Skip all pictures, then print the remaining material exactly.

** Start Source excerpt **

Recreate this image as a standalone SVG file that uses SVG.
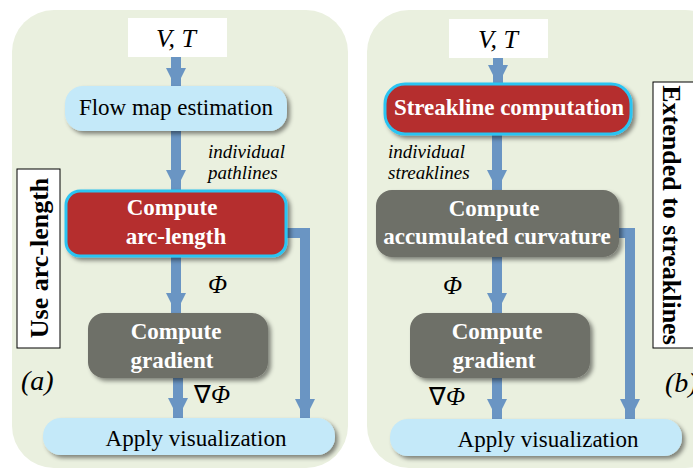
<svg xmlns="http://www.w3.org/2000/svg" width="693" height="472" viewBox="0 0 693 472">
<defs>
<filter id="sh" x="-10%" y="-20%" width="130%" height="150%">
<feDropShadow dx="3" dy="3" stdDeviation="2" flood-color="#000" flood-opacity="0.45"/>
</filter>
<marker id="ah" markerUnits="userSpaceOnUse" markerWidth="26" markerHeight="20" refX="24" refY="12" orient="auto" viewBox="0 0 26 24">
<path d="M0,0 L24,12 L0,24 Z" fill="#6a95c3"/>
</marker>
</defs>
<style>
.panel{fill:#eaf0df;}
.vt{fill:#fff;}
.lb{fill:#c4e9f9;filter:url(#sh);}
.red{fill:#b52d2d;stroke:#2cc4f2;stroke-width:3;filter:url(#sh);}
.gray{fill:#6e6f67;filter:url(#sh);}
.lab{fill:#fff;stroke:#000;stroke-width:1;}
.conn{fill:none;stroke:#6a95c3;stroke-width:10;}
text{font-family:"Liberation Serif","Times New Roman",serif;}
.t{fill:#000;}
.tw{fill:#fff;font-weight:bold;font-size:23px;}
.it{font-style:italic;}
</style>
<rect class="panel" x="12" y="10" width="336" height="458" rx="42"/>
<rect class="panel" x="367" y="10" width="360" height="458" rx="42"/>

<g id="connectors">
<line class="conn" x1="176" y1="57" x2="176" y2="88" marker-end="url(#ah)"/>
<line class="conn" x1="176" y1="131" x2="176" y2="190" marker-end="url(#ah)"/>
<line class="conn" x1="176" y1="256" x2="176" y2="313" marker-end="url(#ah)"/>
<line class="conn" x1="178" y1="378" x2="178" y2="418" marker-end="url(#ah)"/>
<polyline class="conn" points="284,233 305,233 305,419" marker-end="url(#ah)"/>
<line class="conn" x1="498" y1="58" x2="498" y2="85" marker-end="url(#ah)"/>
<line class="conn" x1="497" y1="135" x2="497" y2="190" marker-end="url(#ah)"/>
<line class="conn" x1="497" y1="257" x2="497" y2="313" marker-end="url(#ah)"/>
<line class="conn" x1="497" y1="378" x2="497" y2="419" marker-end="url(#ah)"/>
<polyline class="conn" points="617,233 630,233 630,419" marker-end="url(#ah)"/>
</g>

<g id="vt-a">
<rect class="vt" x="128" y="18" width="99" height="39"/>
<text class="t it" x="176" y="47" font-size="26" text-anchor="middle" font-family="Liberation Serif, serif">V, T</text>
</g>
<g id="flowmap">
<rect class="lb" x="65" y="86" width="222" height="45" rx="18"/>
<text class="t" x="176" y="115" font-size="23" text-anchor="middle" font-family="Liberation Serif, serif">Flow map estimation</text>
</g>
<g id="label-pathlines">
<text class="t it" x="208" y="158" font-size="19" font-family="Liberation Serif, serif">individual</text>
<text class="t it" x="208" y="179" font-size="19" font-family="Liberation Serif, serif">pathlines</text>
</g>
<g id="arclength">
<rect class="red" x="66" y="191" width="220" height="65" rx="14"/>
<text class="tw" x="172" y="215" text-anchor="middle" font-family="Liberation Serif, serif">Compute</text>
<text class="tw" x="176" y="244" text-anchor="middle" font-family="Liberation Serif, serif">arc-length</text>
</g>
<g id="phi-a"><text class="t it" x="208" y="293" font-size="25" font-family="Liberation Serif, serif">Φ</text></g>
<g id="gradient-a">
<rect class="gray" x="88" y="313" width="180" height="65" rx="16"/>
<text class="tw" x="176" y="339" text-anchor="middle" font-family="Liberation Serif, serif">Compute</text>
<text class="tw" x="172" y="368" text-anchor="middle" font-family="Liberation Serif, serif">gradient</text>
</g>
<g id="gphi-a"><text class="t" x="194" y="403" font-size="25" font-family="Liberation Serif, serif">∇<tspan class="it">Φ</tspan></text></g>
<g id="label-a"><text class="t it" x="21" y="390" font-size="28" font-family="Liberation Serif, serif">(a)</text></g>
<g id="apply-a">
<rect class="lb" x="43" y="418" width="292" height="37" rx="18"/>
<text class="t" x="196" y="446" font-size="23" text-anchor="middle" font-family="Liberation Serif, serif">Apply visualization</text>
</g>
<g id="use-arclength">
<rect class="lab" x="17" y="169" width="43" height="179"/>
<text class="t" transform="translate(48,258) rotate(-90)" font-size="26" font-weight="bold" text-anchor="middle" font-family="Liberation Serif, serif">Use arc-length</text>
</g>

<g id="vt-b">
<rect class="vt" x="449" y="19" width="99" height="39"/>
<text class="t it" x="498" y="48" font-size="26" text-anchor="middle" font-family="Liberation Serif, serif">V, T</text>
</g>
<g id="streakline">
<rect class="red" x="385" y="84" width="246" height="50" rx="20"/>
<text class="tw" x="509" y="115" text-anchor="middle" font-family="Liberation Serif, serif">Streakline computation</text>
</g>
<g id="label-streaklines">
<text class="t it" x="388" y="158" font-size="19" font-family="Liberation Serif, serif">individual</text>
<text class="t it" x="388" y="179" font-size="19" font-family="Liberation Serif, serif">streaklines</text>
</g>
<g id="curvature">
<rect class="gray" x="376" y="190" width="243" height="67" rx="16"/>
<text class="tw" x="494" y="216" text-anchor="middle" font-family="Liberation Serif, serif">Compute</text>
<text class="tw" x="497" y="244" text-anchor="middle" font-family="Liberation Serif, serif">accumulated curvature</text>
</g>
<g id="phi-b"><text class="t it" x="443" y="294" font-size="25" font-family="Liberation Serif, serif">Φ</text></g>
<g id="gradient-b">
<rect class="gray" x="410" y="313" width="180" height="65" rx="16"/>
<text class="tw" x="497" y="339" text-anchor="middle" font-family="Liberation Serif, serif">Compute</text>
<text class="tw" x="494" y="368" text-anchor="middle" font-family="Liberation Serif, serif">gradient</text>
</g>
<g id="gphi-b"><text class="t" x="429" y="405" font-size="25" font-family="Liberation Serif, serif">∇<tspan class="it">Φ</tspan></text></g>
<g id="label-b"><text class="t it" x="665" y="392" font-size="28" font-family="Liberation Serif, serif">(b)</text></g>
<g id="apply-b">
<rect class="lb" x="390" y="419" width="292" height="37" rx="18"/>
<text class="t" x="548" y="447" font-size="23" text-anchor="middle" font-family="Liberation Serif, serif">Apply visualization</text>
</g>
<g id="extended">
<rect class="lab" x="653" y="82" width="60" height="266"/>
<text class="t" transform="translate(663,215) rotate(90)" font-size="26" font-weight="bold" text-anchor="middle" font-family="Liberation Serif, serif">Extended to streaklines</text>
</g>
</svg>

** End Source excerpt **

**Answer below:**
Recreate this image as a standalone SVG file that uses SVG.
<svg xmlns="http://www.w3.org/2000/svg" width="693" height="472" viewBox="0 0 693 472">
<defs>
<filter id="sh" x="-10%" y="-20%" width="130%" height="150%">
<feDropShadow dx="3" dy="3" stdDeviation="2" flood-color="#000" flood-opacity="0.45"/>
</filter>
<marker id="ah" markerUnits="userSpaceOnUse" markerWidth="26" markerHeight="20" refX="24" refY="12" orient="auto" viewBox="0 0 26 24">
<path d="M0,0 L24,12 L0,24 Z" fill="#6a95c3"/>
</marker>
</defs>
<style>
.panel{fill:#eaf0df;}
.vt{fill:#fff;}
.lb{fill:#c4e9f9;filter:url(#sh);}
.red{fill:#b52d2d;stroke:#2cc4f2;stroke-width:3;filter:url(#sh);}
.gray{fill:#6e6f67;filter:url(#sh);}
.lab{fill:#fff;stroke:#000;stroke-width:1;}
.conn{fill:none;stroke:#6a95c3;stroke-width:10;}
text{font-family:"Liberation Serif","Times New Roman",serif;}
.t{fill:#000;}
.tw{fill:#fff;font-weight:bold;font-size:23px;}
.it{font-style:italic;}
</style>
<rect class="panel" x="12" y="10" width="336" height="458" rx="42"/>
<rect class="panel" x="367" y="10" width="360" height="458" rx="42"/>

<g id="connectors">
<line class="conn" x1="176" y1="57" x2="176" y2="88" marker-end="url(#ah)"/>
<line class="conn" x1="176" y1="131" x2="176" y2="190" marker-end="url(#ah)"/>
<line class="conn" x1="176" y1="256" x2="176" y2="313" marker-end="url(#ah)"/>
<line class="conn" x1="178" y1="378" x2="178" y2="418" marker-end="url(#ah)"/>
<polyline class="conn" points="284,233 305,233 305,419" marker-end="url(#ah)"/>
<line class="conn" x1="498" y1="58" x2="498" y2="85" marker-end="url(#ah)"/>
<line class="conn" x1="497" y1="135" x2="497" y2="190" marker-end="url(#ah)"/>
<line class="conn" x1="497" y1="257" x2="497" y2="313" marker-end="url(#ah)"/>
<line class="conn" x1="497" y1="378" x2="497" y2="419" marker-end="url(#ah)"/>
<polyline class="conn" points="617,233 630,233 630,419" marker-end="url(#ah)"/>
</g>

<g id="vt-a">
<rect class="vt" x="128" y="18" width="99" height="39"/>
<text class="t it" x="176" y="47" font-size="26" text-anchor="middle" font-family="Liberation Serif, serif">V, T</text>
</g>
<g id="flowmap">
<rect class="lb" x="65" y="86" width="222" height="45" rx="18"/>
<text class="t" x="176" y="115" font-size="23" text-anchor="middle" font-family="Liberation Serif, serif">Flow map estimation</text>
</g>
<g id="label-pathlines">
<text class="t it" x="208" y="158" font-size="19" font-family="Liberation Serif, serif">individual</text>
<text class="t it" x="208" y="179" font-size="19" font-family="Liberation Serif, serif">pathlines</text>
</g>
<g id="arclength">
<rect class="red" x="66" y="191" width="220" height="65" rx="14"/>
<text class="tw" x="172" y="215" text-anchor="middle" font-family="Liberation Serif, serif">Compute</text>
<text class="tw" x="176" y="244" text-anchor="middle" font-family="Liberation Serif, serif">arc-length</text>
</g>
<g id="phi-a"><text class="t it" x="208" y="293" font-size="25" font-family="Liberation Serif, serif">Φ</text></g>
<g id="gradient-a">
<rect class="gray" x="88" y="313" width="180" height="65" rx="16"/>
<text class="tw" x="176" y="339" text-anchor="middle" font-family="Liberation Serif, serif">Compute</text>
<text class="tw" x="172" y="368" text-anchor="middle" font-family="Liberation Serif, serif">gradient</text>
</g>
<g id="gphi-a"><text class="t" x="194" y="403" font-size="25" font-family="Liberation Serif, serif">∇<tspan class="it">Φ</tspan></text></g>
<g id="label-a"><text class="t it" x="21" y="390" font-size="28" font-family="Liberation Serif, serif">(a)</text></g>
<g id="apply-a">
<rect class="lb" x="43" y="418" width="292" height="37" rx="18"/>
<text class="t" x="196" y="446" font-size="23" text-anchor="middle" font-family="Liberation Serif, serif">Apply visualization</text>
</g>
<g id="use-arclength">
<rect class="lab" x="17" y="169" width="43" height="179"/>
<text class="t" transform="translate(48,258) rotate(-90)" font-size="26" font-weight="bold" text-anchor="middle" font-family="Liberation Serif, serif">Use arc-length</text>
</g>

<g id="vt-b">
<rect class="vt" x="449" y="19" width="99" height="39"/>
<text class="t it" x="498" y="48" font-size="26" text-anchor="middle" font-family="Liberation Serif, serif">V, T</text>
</g>
<g id="streakline">
<rect class="red" x="385" y="84" width="246" height="50" rx="20"/>
<text class="tw" x="509" y="115" text-anchor="middle" font-family="Liberation Serif, serif">Streakline computation</text>
</g>
<g id="label-streaklines">
<text class="t it" x="388" y="158" font-size="19" font-family="Liberation Serif, serif">individual</text>
<text class="t it" x="388" y="179" font-size="19" font-family="Liberation Serif, serif">streaklines</text>
</g>
<g id="curvature">
<rect class="gray" x="376" y="190" width="243" height="67" rx="16"/>
<text class="tw" x="494" y="216" text-anchor="middle" font-family="Liberation Serif, serif">Compute</text>
<text class="tw" x="497" y="244" text-anchor="middle" font-family="Liberation Serif, serif">accumulated curvature</text>
</g>
<g id="phi-b"><text class="t it" x="443" y="294" font-size="25" font-family="Liberation Serif, serif">Φ</text></g>
<g id="gradient-b">
<rect class="gray" x="410" y="313" width="180" height="65" rx="16"/>
<text class="tw" x="497" y="339" text-anchor="middle" font-family="Liberation Serif, serif">Compute</text>
<text class="tw" x="494" y="368" text-anchor="middle" font-family="Liberation Serif, serif">gradient</text>
</g>
<g id="gphi-b"><text class="t" x="429" y="405" font-size="25" font-family="Liberation Serif, serif">∇<tspan class="it">Φ</tspan></text></g>
<g id="label-b"><text class="t it" x="665" y="392" font-size="28" font-family="Liberation Serif, serif">(b)</text></g>
<g id="apply-b">
<rect class="lb" x="390" y="419" width="292" height="37" rx="18"/>
<text class="t" x="548" y="447" font-size="23" text-anchor="middle" font-family="Liberation Serif, serif">Apply visualization</text>
</g>
<g id="extended">
<rect class="lab" x="653" y="82" width="60" height="266"/>
<text class="t" transform="translate(663,215) rotate(90)" font-size="26" font-weight="bold" text-anchor="middle" font-family="Liberation Serif, serif">Extended to streaklines</text>
</g>
</svg>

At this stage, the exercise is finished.